5. Spotlight books tied to student interest. The beginning of the school year is a time where we build community and get to know our students’ interests. What are their hobbies after school? What are they curious about? What are their dreams and aspirations? Work in partnership with your school and local librarian to spotlight books that directly connect to your students’ interests as soon as you learn about them. Are there characters who have the same passions? Are there nonfiction books that can speak to your students’ interests outside of school? The search tool at The Classroom Bookshelf will also support you to search by topic, word, or phrase and if we have blogged about something tied to that topic as detailed in our reviews or teaching invitations, it will be curated for you with links to our blog entries.
6. Create interactive possibilities. Support your students to share what they love, what builds their curiosity, and what they want to talk back to in texts. Consider an interactive bulletin board where students can comment on post-its or “thinking squares” their short responses to the books they’ve read. Consider simple ways for students to share their opinions or informal reviews of books through a calendar sign up sheet supporting 1-2 students a day to share their views. Have letter writing paper readily available along with your students’ favorite authors addresses or have email accessible for students to compose messages to authors.

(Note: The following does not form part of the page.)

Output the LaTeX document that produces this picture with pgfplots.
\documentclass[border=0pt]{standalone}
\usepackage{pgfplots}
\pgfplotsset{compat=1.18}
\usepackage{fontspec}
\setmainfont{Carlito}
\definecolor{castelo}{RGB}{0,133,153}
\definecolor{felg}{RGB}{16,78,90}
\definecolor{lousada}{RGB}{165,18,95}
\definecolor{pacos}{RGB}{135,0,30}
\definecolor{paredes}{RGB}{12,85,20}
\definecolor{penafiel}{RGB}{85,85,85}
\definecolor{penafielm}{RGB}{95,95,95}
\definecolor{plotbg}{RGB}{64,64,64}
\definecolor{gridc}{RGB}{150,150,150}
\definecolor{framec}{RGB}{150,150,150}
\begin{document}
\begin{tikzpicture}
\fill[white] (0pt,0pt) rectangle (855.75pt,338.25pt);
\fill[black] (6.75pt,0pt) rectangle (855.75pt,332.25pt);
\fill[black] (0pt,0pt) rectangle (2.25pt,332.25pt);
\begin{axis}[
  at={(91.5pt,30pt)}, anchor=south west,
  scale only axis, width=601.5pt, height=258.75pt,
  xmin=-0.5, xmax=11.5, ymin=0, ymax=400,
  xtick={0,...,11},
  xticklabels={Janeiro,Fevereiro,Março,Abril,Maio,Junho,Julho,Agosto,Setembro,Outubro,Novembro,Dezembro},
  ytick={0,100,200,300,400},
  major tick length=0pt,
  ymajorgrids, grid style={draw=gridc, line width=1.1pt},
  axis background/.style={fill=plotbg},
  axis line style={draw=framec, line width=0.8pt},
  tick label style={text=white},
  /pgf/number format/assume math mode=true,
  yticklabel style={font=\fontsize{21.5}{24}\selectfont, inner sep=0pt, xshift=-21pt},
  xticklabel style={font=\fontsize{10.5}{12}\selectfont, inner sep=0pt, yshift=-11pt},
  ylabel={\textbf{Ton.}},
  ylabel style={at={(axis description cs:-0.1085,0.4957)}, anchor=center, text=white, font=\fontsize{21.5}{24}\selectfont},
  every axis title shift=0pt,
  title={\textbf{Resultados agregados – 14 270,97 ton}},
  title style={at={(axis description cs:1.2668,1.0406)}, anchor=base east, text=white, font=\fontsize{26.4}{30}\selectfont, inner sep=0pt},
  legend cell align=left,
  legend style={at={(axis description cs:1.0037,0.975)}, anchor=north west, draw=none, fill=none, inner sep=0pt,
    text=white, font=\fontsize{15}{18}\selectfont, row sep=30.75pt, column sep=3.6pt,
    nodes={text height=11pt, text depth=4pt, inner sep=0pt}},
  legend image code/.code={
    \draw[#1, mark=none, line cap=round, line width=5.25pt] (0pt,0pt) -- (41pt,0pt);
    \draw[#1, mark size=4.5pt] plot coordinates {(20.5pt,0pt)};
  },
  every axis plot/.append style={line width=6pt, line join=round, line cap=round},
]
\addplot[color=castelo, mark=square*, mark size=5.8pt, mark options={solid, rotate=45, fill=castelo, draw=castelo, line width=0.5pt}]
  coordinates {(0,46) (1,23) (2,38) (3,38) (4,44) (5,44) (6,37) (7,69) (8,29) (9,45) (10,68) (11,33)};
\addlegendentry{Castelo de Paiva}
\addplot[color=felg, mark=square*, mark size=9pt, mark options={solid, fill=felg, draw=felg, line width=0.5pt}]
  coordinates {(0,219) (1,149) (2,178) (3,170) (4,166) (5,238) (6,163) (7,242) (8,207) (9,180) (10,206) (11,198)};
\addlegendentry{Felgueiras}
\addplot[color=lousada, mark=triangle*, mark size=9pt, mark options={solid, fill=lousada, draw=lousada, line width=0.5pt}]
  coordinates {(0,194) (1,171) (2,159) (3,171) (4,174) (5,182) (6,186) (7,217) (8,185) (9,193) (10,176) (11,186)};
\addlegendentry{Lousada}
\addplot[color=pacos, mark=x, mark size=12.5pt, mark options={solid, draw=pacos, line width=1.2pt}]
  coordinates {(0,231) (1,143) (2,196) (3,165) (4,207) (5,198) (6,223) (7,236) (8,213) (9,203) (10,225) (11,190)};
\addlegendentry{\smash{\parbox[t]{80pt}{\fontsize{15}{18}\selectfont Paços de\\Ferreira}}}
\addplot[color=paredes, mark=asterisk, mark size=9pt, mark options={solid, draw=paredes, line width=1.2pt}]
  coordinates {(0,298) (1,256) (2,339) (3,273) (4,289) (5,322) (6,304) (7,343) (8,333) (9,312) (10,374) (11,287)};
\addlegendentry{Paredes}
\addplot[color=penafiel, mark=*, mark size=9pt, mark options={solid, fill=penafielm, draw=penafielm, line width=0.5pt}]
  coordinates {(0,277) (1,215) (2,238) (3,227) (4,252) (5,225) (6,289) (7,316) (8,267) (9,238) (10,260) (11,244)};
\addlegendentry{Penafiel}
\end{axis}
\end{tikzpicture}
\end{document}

Ask your students for their innovative ways to make their reactions to books seen and heard.
7. Share your own favorites. Our students love to know what we’re reading and the books we’ve fallen in love with even if they are books written for adults. Create a display that rotates some favorites of yours throughout the year by considering a balance of genres and formats and authentic representations of diversity.
Next week we pick up again with our book reviews and teaching invitations from the books we have been reading this summer and early fall. We look forward to another school year of reading and sharing with you the possibilities we find within the pages of children’s and young adult literature.